Data extracted from a collection:
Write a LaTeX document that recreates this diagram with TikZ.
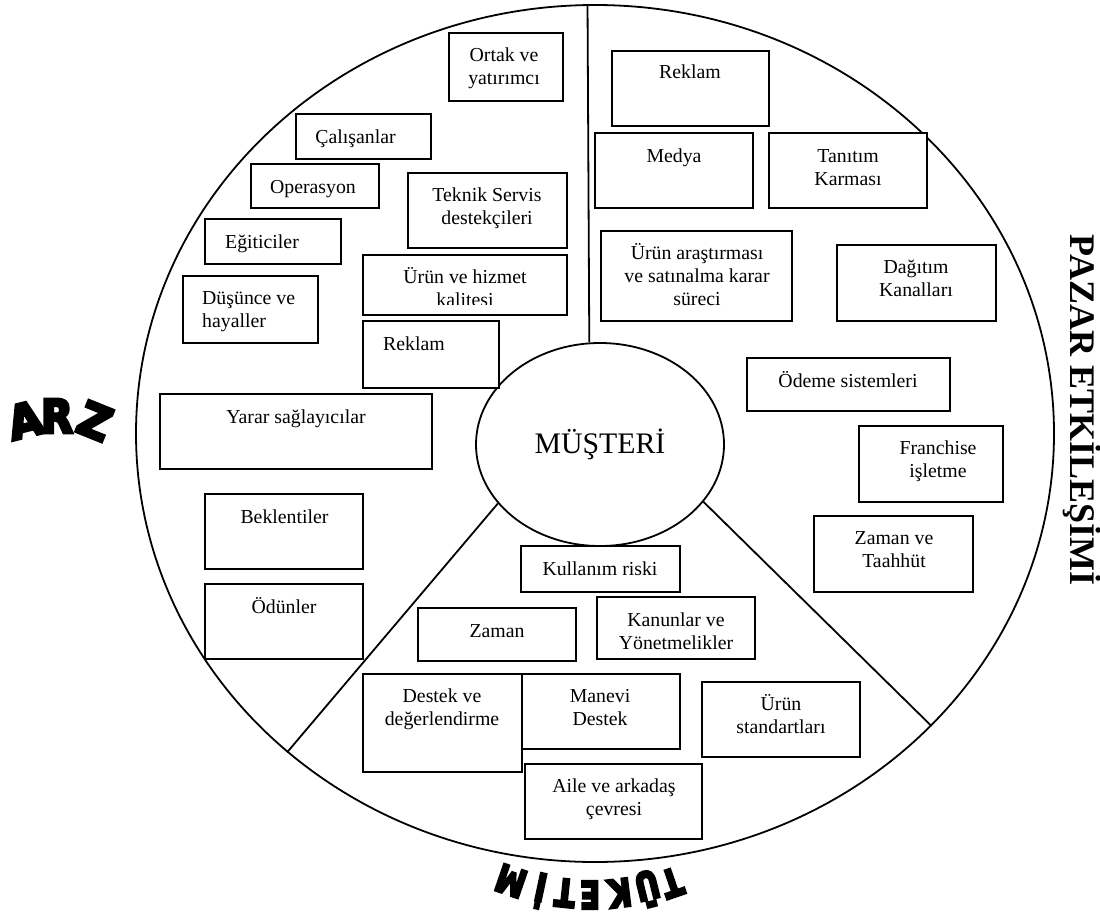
\documentclass[tikz,border=0pt]{standalone}
\usepackage{fontspec}
\setmainfont{Liberation Serif}
\newfontfamily\wordart[FakeBold=7]{DejaVu Sans}
\usepackage{tikz}
\usetikzlibrary{shapes.geometric}

\tikzset{
  ring/.style={draw, ellipse, line width=1.8pt, inner sep=0pt},
  box/.style={draw, line width=1.8pt, fill=white, inner sep=0pt},
  txt/.style={align=center, inner sep=0pt, font=\fontsize{19.8}{23}\selectfont},
  divider/.style={line width=1.8pt},
  arzletter/.style={inner sep=0pt, font=\wordart\bfseries\fontsize{46}{50}\selectfont},
  tukletter/.style={inner sep=0pt, font=\wordart\bfseries\fontsize{38}{42}\selectfont}
}

\begin{document}
\begin{tikzpicture}[x=1pt, y=-1pt]
\useasboundingbox (0,0) rectangle (1100,915);

% big circle and the customer in the middle
\node[ring, minimum width=918pt, minimum height=857pt] (pazar) at (595,433.5) {};
\node[ring, minimum width=248pt, minimum height=203pt, font=\fontsize{29.8}{34}\selectfont] (musteri) at (600,444.5) {MÜŞTERİ};

\draw[divider] (pazar.91) -- (musteri.96);
\draw[divider] (musteri.210) -- (pazar.226);
\draw[divider] (musteri.331) -- (pazar.319);

% ARZ side
\node[box, minimum width=114pt, minimum height=68pt] (ortak) at (506,67) {};
\node[txt, anchor=base] (ortakT) at (504,85) {Ortak ve\\yatırımcı};
\node[box, minimum width=135pt, minimum height=45pt] (calisan) at (363.5,136.5) {};
\node[txt, anchor=base] (calisanT) at (355.5,143) {Çalışanlar};
\node[box, minimum width=128pt, minimum height=44pt] (operasyon) at (315,186) {};
\node[txt, anchor=base] (operasyonT) at (313,193) {Operasyon};
\node[box, minimum width=136pt, minimum height=45pt] (egitici) at (273,241.5) {};
\node[txt, anchor=base] (egiticiT) at (262,248) {Eğiticiler};
\node[box, minimum width=135pt, minimum height=67pt] (dusunce) at (250.5,309.5) {};
\node[txt, align=left, anchor=base west] (dusunceT) at (202,327) {Düşünce ve\\hayaller};
\node[box, minimum width=159pt, minimum height=75pt] (teknik) at (487.5,210.5) {};
\node[txt, anchor=base] (teknikT) at (487,224) {Teknik Servis\\destekçileri};
\node[box, minimum width=204pt, minimum height=60pt] (kalite) at (465,285) {};
\begin{scope}
\clip (363,255) rectangle (567,304);
\node[txt, anchor=base] (kaliteT) at (465,306) {Ürün ve hizmet\\kalitesi};
\end{scope}
\node[box, minimum width=136pt, minimum height=67pt] (reklamA) at (431,354.5) {};
\node[txt, anchor=base west] (reklamAT) at (383,350) {Reklam};
\node[box, minimum width=272pt, minimum height=75pt] (yarar) at (296,431.5) {};
\node[txt, anchor=base] (yararT) at (296,423) {Yarar sağlayıcılar};
\node[box, minimum width=158pt, minimum height=75pt] (beklenti) at (284,531.5) {};
\node[txt, anchor=base] (beklentiT) at (284.5,523) {Beklentiler};
\node[box, minimum width=158pt, minimum height=75pt] (odun) at (284,621.5) {};
\node[txt, anchor=base] (odunT) at (284,613) {Ödünler};

% PAZAR ETKILESIMI side
\node[box, minimum width=157pt, minimum height=75pt] (reklamB) at (690.5,88.5) {};
\node[txt, anchor=base] (reklamBT) at (690,79) {Reklam};
\node[box, minimum width=158pt, minimum height=75pt] (medya) at (674,170.5) {};
\node[txt, anchor=base] (medyaT) at (674,162) {Medya};
\node[box, minimum width=158pt, minimum height=75pt] (tanitim) at (848,170.5) {};
\node[txt, anchor=base] (tanitimT) at (848,185) {Tanıtım\\Karması};
\node[box, minimum width=191pt, minimum height=90pt] (arastirma) at (696.5,276) {};
\node[txt, anchor=base] (arastirmaT) at (697,305) {Ürün araştırması\\ve satınalma karar\\süreci};
\node[box, minimum width=159pt, minimum height=76pt] (dagitim) at (916.5,283) {};
\node[txt, anchor=base] (dagitimT) at (916,296) {Dağıtım\\Kanalları};
\node[box, minimum width=203pt, minimum height=53pt] (odeme) at (848.5,384.5) {};
\node[txt, anchor=base] (odemeT) at (848,387) {Ödeme sistemleri};
\node[box, minimum width=144pt, minimum height=76pt] (franchise) at (931,464) {};
\node[txt, anchor=base] (franchiseT) at (938,477) {Franchise\\işletme};
\node[box, minimum width=159pt, minimum height=76pt] (taahhut) at (893.5,554) {};
\node[txt, anchor=base] (taahhutT) at (894,567) {Zaman ve\\Taahhüt};

% TUKETIM side
\node[box, minimum width=159pt, minimum height=46pt] (kullanim) at (600.5,569) {};
\node[txt, anchor=base] (kullanimT) at (600,575) {Kullanım riski};
\node[box, minimum width=158pt, minimum height=53pt] (zaman) at (497,634.5) {};
\node[txt, anchor=base] (zamanT) at (497,637) {Zaman};
\node[box, minimum width=158pt, minimum height=62pt] (kanun) at (676,628) {};
\node[txt, anchor=base] (kanunT) at (676,649) {Kanunlar ve\\Yönetmelikler};
\node[box, minimum width=159pt, minimum height=98pt] (destek) at (442.5,723) {};
\node[txt, anchor=base] (destekT) at (442,725) {Destek ve\\değerlendirme};
\node[box, minimum width=158pt, minimum height=75pt] (manevi) at (601,711.5) {};
\node[txt, anchor=base] (maneviT) at (600,725) {Manevi\\Destek};
\node[box, minimum width=158pt, minimum height=75pt] (standart) at (781,719.5) {};
\node[txt, anchor=base] (standartT) at (781,733) {Ürün\\standartları};
\node[box, minimum width=177pt, minimum height=75pt] (aile) at (613.5,801.5) {};
\node[txt, anchor=base] (aileT) at (614,815) {Aile ve arkadaş\\çevresi};

% outside titles
\node[rotate=-90, inner sep=0pt, font=\bfseries\fontsize{36}{40}\selectfont] (pazarT) at (1082,410) {PAZAR ETKİLEŞİMİ};

\node[arzletter, rotate=14, xscale=0.95] (arz1) at (25,420) {A};
\node[arzletter, xscale=0.9] (arz2) at (57,416) {R};
\node[arzletter, rotate=-22, xscale=0.95] (arz3) at (95,421) {Z};

\node[tukletter, rotate=199, xscale=0.78] (tuk1) at (672,883) {T};
\node[tukletter, rotate=194, xscale=0.78] (tuk2) at (648,889) {Ü};
\node[tukletter, rotate=187, xscale=0.78] (tuk3) at (620,893) {K};
\node[tukletter, rotate=180, xscale=0.78] (tuk4) at (590,895) {E};
\node[tukletter, rotate=174, xscale=0.78] (tuk5) at (565,893) {T};
\node[tukletter, rotate=168, xscale=0.78] (tuk6) at (540,891) {İ};
\node[tukletter, rotate=161, xscale=0.78] (tuk7) at (511,881) {M};
\end{tikzpicture}
\end{document}
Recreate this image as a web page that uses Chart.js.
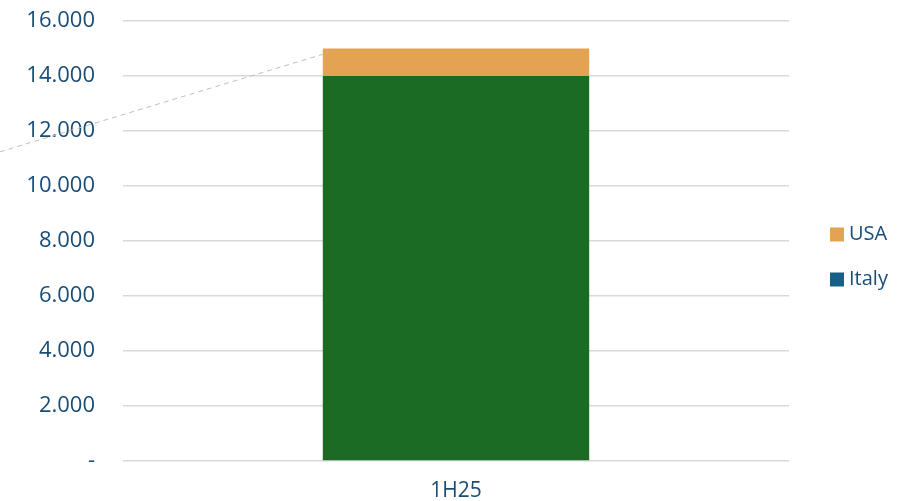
<!DOCTYPE html>
<html>
<head>
<meta charset="utf-8">
<script src="https://cdn.jsdelivr.net/npm/chart.js@4"></script>
<style>
  html, body { margin: 0; padding: 0; background: #fff; }
  #wrap { width: 897px; height: 501px; }
</style>
</head>
<body>
<div id="wrap"><canvas id="chart"></canvas></div>
<script>
// chart data
const categories = ['1H25'];
const italyValues = [14000];
const usaValues = [1000];
const yTicks = [0, 2000, 4000, 6000, 8000, 10000, 12000, 14000, 16000];

const textColor = '#194c76';
const gridColor = '#d9d9d9';
const fontFamily = 'Open Sans';

function formatThousands(v) {
    if (v === 0) return '-';
    return String(v).replace(/\B(?=(\d{3})+(?!\d))/g, '.');
}

// grey dashed leader line ending near the top-left of the bar
const leaderLine = {
    id: 'leaderLine',
    afterDatasetsDraw(chart) {
        const bar = chart.getDatasetMeta(1).data[0];
        if (!bar) return;
        const endX = bar.x - bar.width / 2 + 6;
        const endY = bar.y + 4;
        const startY = endY + endX * 0.302;
        const ctx = chart.ctx;
        ctx.save();
        ctx.strokeStyle = '#bfbfbf';
        ctx.lineWidth = 1;
        ctx.setLineDash([5, 4]);
        ctx.beginPath();
        ctx.moveTo(0, startY);
        ctx.lineTo(endX, endY);
        ctx.stroke();
        ctx.restore();
    }
};

// legend on the right, USA on top, Italy shown with its own legend colour
const sideLegend = {
    id: 'sideLegend',
    afterDraw(chart) {
        const area = chart.chartArea;
        const ctx = chart.ctx;
        const items = chart.data.datasets.slice().reverse();
        const midY = (area.top + area.bottom) / 2 + 16;
        const step = 45;
        ctx.save();
        ctx.font = '20px "' + fontFamily + '"';
        ctx.textBaseline = 'middle';
        items.forEach((ds, i) => {
            const y = midY + (i - (items.length - 1) / 2) * step;
            const x = area.right + 41;
            ctx.fillStyle = ds.legendColor;
            ctx.fillRect(x, y - 7, 14, 14);
            ctx.fillStyle = textColor;
            ctx.fillText(ds.label, x + 19, y);
        });
        ctx.restore();
    }
};

new Chart(document.getElementById('chart'), {
    type: 'bar',
    data: {
        labels: categories,
        datasets: [{
            label: 'Italy',
            data: italyValues,
            backgroundColor: '#1b6b25',
            legendColor: '#175f86',
            barPercentage: 0.4,
            categoryPercentage: 1
        }, {
            label: 'USA',
            data: usaValues,
            backgroundColor: '#e3a352',
            legendColor: '#e3a352',
            barPercentage: 0.4,
            categoryPercentage: 1
        }]
    },
    options: {
        responsive: true,
        maintainAspectRatio: false,
        animation: false,
        layout: { padding: { top: 21, right: 108, bottom: 0, left: 27 } },
        plugins: {
            tooltip: { enabled: false },
            legend: { display: false }
        },
        scales: {
            x: {
                stacked: true,
                grid: { display: false, drawTicks: false },
                border: { display: false },
                ticks: {
                    color: textColor,
                    font: { family: fontFamily, size: 21 },
                    padding: 17
                },
                afterFit(scale) {
                    scale.paddingLeft = 0;
                    scale.paddingRight = 0;
                    scale.height = 40;
                }
            },
            y: {
                stacked: true,
                min: 0,
                max: 16000,
                afterBuildTicks(axis) {
                    axis.ticks = yTicks.map(v => ({ value: v }));
                },
                afterFit(scale) {
                    scale.paddingTop = 0;
                    scale.paddingBottom = 0;
                    scale.width = 96;
                },
                grid: { color: gridColor, lineWidth: 1.5, drawTicks: false },
                border: { display: false },
                ticks: {
                    color: textColor,
                    font: { family: fontFamily, size: 22 },
                    padding: 28,
                    callback: v => formatThousands(v)
                }
            }
        }
    },
    plugins: [leaderLine, sideLegend]
});
</script>
</body>
</html>
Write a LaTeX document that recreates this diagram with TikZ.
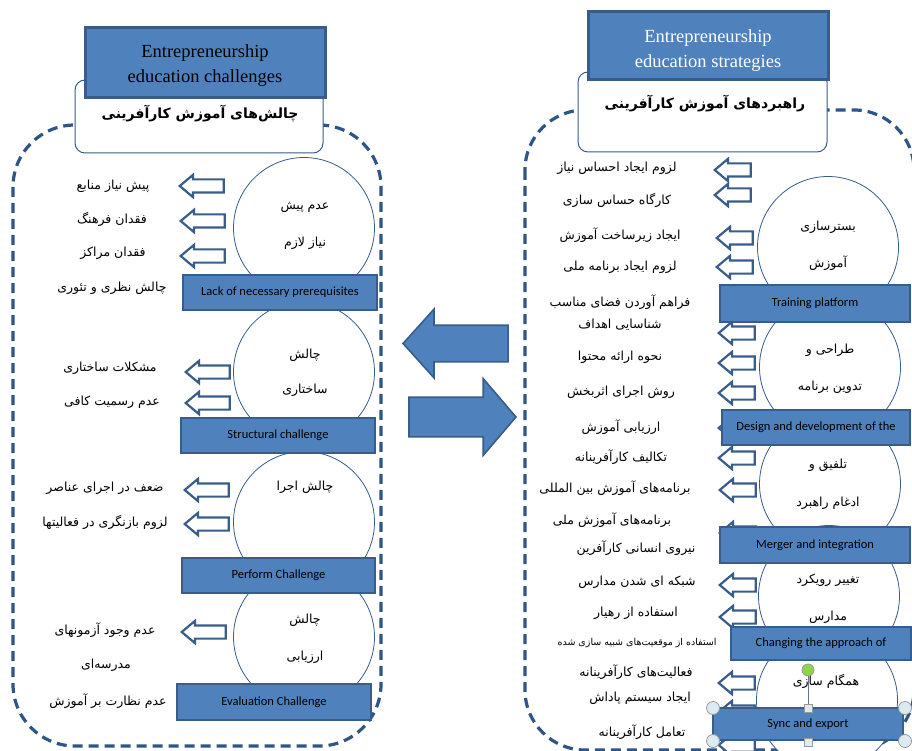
\documentclass[tikz,border=0pt]{standalone}
\usepackage{fontspec}
\setmainfont{Liberation Serif}
\newfontfamily\fafont[Script=Arabic]{DejaVu Sans}
\newfontfamily\calfont{Carlito}
\TeXXeTstate=1
\usetikzlibrary{shapes.arrows,shapes.geometric}
\definecolor{midblue}{HTML}{4F81BD}
\definecolor{dkblue}{HTML}{385D8A}
\definecolor{dashblue}{HTML}{2F5486}
\definecolor{hdlfill}{HTML}{DDEAF2}
\definecolor{hdlgreen}{HTML}{8ED44A}
\begin{document}
\begin{tikzpicture}[x=1pt,y=-1pt,
  panel/.style={draw=dashblue, line width=3.2pt, dash pattern=on 10pt off 6pt},
  circ/.style={circle, draw=dkblue, line width=0.8pt, fill=white, minimum size=141pt, inner sep=0pt},
  bluebox/.style={rectangle, draw=dkblue, line width=2pt, fill=midblue, inner sep=0pt, font=\calfont\fontsize{12.5}{14}\selectfont},
  titlebox/.style={rectangle, draw=dkblue, line width=3pt, fill=midblue, inner sep=0pt},
  titletext/.style={align=center, inner sep=0pt, font=\fontsize{18.5}{25}\selectfont},
  hbox/.style={rectangle, rounded corners=10pt, draw=dkblue, line width=1pt, fill=white, inner sep=0pt},
  sarrow/.style={single arrow, draw=dkblue, line width=2.2pt, fill=white, minimum height=36pt, single arrow head extend=4.5pt, single arrow tip angle=80, inner xsep=0pt, inner ysep=5.5pt, shape border rotate=180, anchor=tip},
  larrow/.style={sarrow, minimum height=44pt},
  bigarrow/.style={single arrow, draw=dkblue, line width=1.6pt, fill=midblue, inner xsep=0pt, anchor=tip},
  ptext/.style={font=\fafont\fontsize{12.5}{14}\selectfont, inner sep=0pt},
  htitle/.style={font=\fafont\bfseries\fontsize{14}{16}\selectfont, inner sep=0pt},
  handle/.style={circle, draw=gray!80, line width=0.8pt, fill=hdlfill, minimum size=13pt, inner sep=0pt},
  sqhandle/.style={rectangle, draw=gray!80, line width=0.8pt, fill=hdlfill, minimum size=8pt, inner sep=0pt}
]
\useasboundingbox (0,0) rectangle (912,751);
\clip (0,0) rectangle (912,751);
\fill[white] (0,0) rectangle (912,751);

% dashed panels
\draw[panel, rounded corners=62pt] (13,125) rectangle (381,746);
\draw[panel, rounded corners=60pt] (525,110) rectangle (914,750);

% header boxes
\node[hbox, minimum width=248pt, minimum height=73pt] (lhead) at (199,116.5) {};
\node[htitle] (lheadt) at (200,114) {\beginR چالش‌های آموزش کارآفرینی\endR};
\node[titlebox, minimum width=240pt, minimum height=70pt] (ltitle) at (205,63) {};
\node[titletext] (ltitlet) at (205,66) {Entrepreneurship\\education challenges};

\node[hbox, minimum width=249pt, minimum height=80pt] (rhead) at (702.5,112) {};
\node[htitle] (rheadt) at (705,104) {\beginR راهبردهای آموزش کارآفرینی\endR};
\node[titlebox, minimum width=240pt, minimum height=68pt] (rtitle) at (708,46) {};
\node[titletext, text=white] (rtitlet) at (708,51) {Entrepreneurship\\education strategies};

% big arrows
\node[bigarrow, shape border rotate=180, minimum height=105pt, inner ysep=17.5pt, single arrow head extend=16pt, single arrow tip angle=96] (bigL) at (402,343.5) {};
\node[bigarrow, minimum height=107pt, inner ysep=19pt, single arrow head extend=18.5pt, single arrow tip angle=99] (bigR) at (517,417) {};

% left circles
\node[circ] (lc1) at (304,228) {};
\node[circ] (lc2) at (304,372) {};
\node[circ] (lc3) at (304,522) {};
\node[circ] (lc4) at (304,637) {};

% right circles
\node[circ] (rc1) at (828,247) {};
\node[circ] (rc2) at (830,367) {};
\node[circ] (rc3) at (830,484) {};
\node[circ] (rc4) at (829,596) {};
\node[circ] (rc5) at (827,700) {};

% left small arrows
\node[larrow] (la1) at (178,186) {};
\node[larrow] (la2) at (179,221) {};
\node[larrow] (la3) at (179,256) {};
\node[larrow] (la4) at (184,372) {};
\node[larrow] (la5) at (184,403) {};
\node[larrow] (la6) at (183,490) {};
\node[larrow] (la7) at (183,524) {};
\node[larrow] (la8) at (180,632) {};

% right small arrows
\node[sarrow] (ra1) at (713,170) {};
\node[sarrow] (ra2) at (713,195) {};
\node[sarrow] (ra3) at (715,238) {};
\node[sarrow] (ra4) at (715,267) {};
\node[sarrow] (ra5) at (717,333) {};
\node[sarrow] (ra6) at (717,363) {};
\node[sarrow] (ra7) at (717,393) {};
\node[sarrow] (ra8) at (717,428) {};
\node[sarrow] (ra9) at (717,458) {};
\node[sarrow] (ra10) at (718,490) {};
\node[sarrow] (ra11) at (718,533) {};
\node[sarrow] (ra12) at (718,585) {};
\node[sarrow] (ra13) at (718,617) {};
\node[sarrow] (ra14) at (717,683) {};
\node[sarrow] (ra15) at (717,712) {};
\node[sarrow] (ra16) at (717,745) {};

% left blue boxes
\node[bluebox, minimum width=194pt, minimum height=35pt] (lb1) at (280,292.5) {Lack of necessary prerequisites};
\node[bluebox, minimum width=194pt, minimum height=35pt] (lb2) at (278,435.5) {Structural challenge};
\node[bluebox, minimum width=193pt, minimum height=35pt] (lb3) at (278.5,575.5) {Perform Challenge};
\node[bluebox, minimum width=194pt, minimum height=36pt] (lb4) at (274,702) {Evaluation Challenge};

% right blue boxes
\node[bluebox, minimum width=190pt, minimum height=37pt] (rb1) at (815,303.5) {Training platform};
\node[bluebox, minimum width=188pt, minimum height=35pt] (rb2) at (816,427.5) {Design and development of the};
\node[bluebox, minimum width=190pt, minimum height=36pt] (rb3) at (815,545) {Merger and integration};
\node[bluebox, minimum width=180pt, minimum height=33pt] (rb4) at (821,643.5) {Changing the approach of};
\node[bluebox, minimum width=190pt, minimum height=32pt] (rb5) at (808,724) {Sync and export};

% left circle texts
\node[ptext] (lct1) at (305,207) {\beginR عدم پیش\endR};
\node[ptext] (lct2) at (305,243) {\beginR نیاز لازم\endR};
\node[ptext] (lct3) at (305,355) {\beginR چالش\endR};
\node[ptext] (lct4) at (305,390) {\beginR ساختاری\endR};
\node[ptext] (lct5) at (305,487) {\beginR چالش اجرا\endR};
\node[ptext] (lct6) at (305,620) {\beginR چالش\endR};
\node[ptext] (lct7) at (305,657) {\beginR ارزیابی\endR};

% right circle texts
\node[ptext] (rct1) at (828,227) {\beginR بسترسازی\endR};
\node[ptext] (rct2) at (828,263) {\beginR آموزش\endR};
\node[ptext] (rct3) at (830,350) {\beginR طراحی و\endR};
\node[ptext] (rct4) at (830,387) {\beginR تدوین برنامه\endR};
\node[ptext] (rct5) at (828,465) {\beginR تلفیق و\endR};
\node[ptext] (rct6) at (828,503) {\beginR ادغام راهبرد\endR};
\node[ptext] (rct7) at (828,580) {\beginR تغییر رویکرد\endR};
\node[ptext] (rct8) at (828,617) {\beginR مدارس\endR};
\node[ptext] (rct9) at (826,681) {\beginR همگام سازی\endR};

% left texts
\node[ptext] (lt1) at (113,186) {\beginR پیش نیاز منابع\endR};
\node[ptext] (lt2) at (112,219) {\beginR فقدان فرهنگ\endR};
\node[ptext] (lt3) at (113,253) {\beginR فقدان مراکز\endR};
\node[ptext] (lt4) at (112,288) {\beginR چالش نظری و تئوری\endR};
\node[ptext] (lt5) at (110,368) {\beginR مشکلات ساختاری\endR};
\node[ptext] (lt6) at (112,402) {\beginR عدم رسمیت کافی\endR};
\node[ptext] (lt7) at (105,488) {\beginR ضعف در اجرای عناصر\endR};
\node[ptext] (lt8) at (105,522) {\beginR لزوم بازنگری در فعالیتها\endR};
\node[ptext] (lt9) at (105,630) {\beginR عدم وجود آزمونهای\endR};
\node[ptext] (lt10) at (106,665) {\beginR مدرسه‌ای\endR};
\node[ptext] (lt11) at (108,701) {\beginR عدم نظارت بر آموزش\endR};

% right texts
\node[ptext] (rt1) at (617,168) {\beginR لزوم ایجاد احساس نیاز\endR};
\node[ptext] (rt2) at (617,200) {\beginR کارگاه حساس سازی\endR};
\node[ptext] (rt3) at (620,235) {\beginR ایجاد زیرساخت آموزش\endR};
\node[ptext] (rt4) at (620,267) {\beginR لزوم ایجاد برنامه ملی\endR};
\node[ptext] (rt5) at (620,302) {\beginR فراهم آوردن فضای مناسب\endR};
\node[ptext] (rt6) at (620,325) {\beginR شناسایی اهداف\endR};
\node[ptext] (rt7) at (620,357) {\beginR نحوه ارائه محتوا\endR};
\node[ptext] (rt8) at (621,392) {\beginR روش اجرای اثربخش\endR};
\node[ptext] (rt9) at (621,427) {\beginR ارزیابی آموزش\endR};
\node[ptext] (rt10) at (621,457) {\beginR تکالیف کارآفرینانه\endR};
\node[ptext] (rt11) at (615,488) {\beginR برنامه‌های آموزش بین المللی\endR};
\node[ptext] (rt12) at (612,520) {\beginR برنامه‌های آموزش ملی\endR};
\node[ptext] (rt13) at (636,548) {\beginR نیروی انسانی کارآفرین\endR};
\node[ptext] (rt14) at (637,582) {\beginR شبکه ای شدن مدارس\endR};
\node[ptext] (rt15) at (636,613) {\beginR استفاده از رهیار\endR};
\node[ptext, font=\fafont\fontsize{9.5}{11}\selectfont] (rt16) at (637,643) {\beginR استفاده از موقعیت‌های شبیه سازی شده\endR};
\node[ptext] (rt17) at (636,672) {\beginR فعالیت‌های کارآفرینانه\endR};
\node[ptext] (rt18) at (640,698) {\beginR ایجاد سیستم پاداش\endR};
\node[ptext] (rt19) at (642,732) {\beginR تعامل کارآفرینانه\endR};

% selection handles
\node[sqhandle] (hmt) at (808,708) {};
\node[sqhandle] (hmb) at (808,742) {};
\node[circle, draw=gray!80, line width=0.8pt, fill=hdlgreen, minimum size=12pt, inner sep=0pt] (hrot) at (808,670) {};
\draw[gray!70!dkblue, line width=0.8pt] (hrot) -- (hmt);
\node[handle] (h1) at (713,708) {};
\node[handle] (h2) at (905,708) {};
\node[handle] (h3) at (713,741) {};
\node[handle] (h4) at (905,741) {};
\end{tikzpicture}
\end{document}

■ WHAT THE TASK ASKS ■
Write out each line of the listing above, exactly, from its first line to the line holding "(musteri.331) -- (pazar.319);", inclusive. Skip the pictures.

■ WRITTEN SOLUTION ■
Write a LaTeX document that recreates this diagram with TikZ.
\documentclass[tikz,border=0pt]{standalone}
\usepackage{fontspec}
\setmainfont{Liberation Serif}
\newfontfamily\wordart[FakeBold=7]{DejaVu Sans}
\usepackage{tikz}
\usetikzlibrary{shapes.geometric}

\tikzset{
  ring/.style={draw, ellipse, line width=1.8pt, inner sep=0pt},
  box/.style={draw, line width=1.8pt, fill=white, inner sep=0pt},
  txt/.style={align=center, inner sep=0pt, font=\fontsize{19.8}{23}\selectfont},
  divider/.style={line width=1.8pt},
  arzletter/.style={inner sep=0pt, font=\wordart\bfseries\fontsize{46}{50}\selectfont},
  tukletter/.style={inner sep=0pt, font=\wordart\bfseries\fontsize{38}{42}\selectfont}
}

\begin{document}
\begin{tikzpicture}[x=1pt, y=-1pt]
\useasboundingbox (0,0) rectangle (1100,915);

% big circle and the customer in the middle
\node[ring, minimum width=918pt, minimum height=857pt] (pazar) at (595,433.5) {};
\node[ring, minimum width=248pt, minimum height=203pt, font=\fontsize{29.8}{34}\selectfont] (musteri) at (600,444.5) {MÜŞTERİ};

\draw[divider] (pazar.91) -- (musteri.96);
\draw[divider] (musteri.210) -- (pazar.226);
\draw[divider] (musteri.331) -- (pazar.319);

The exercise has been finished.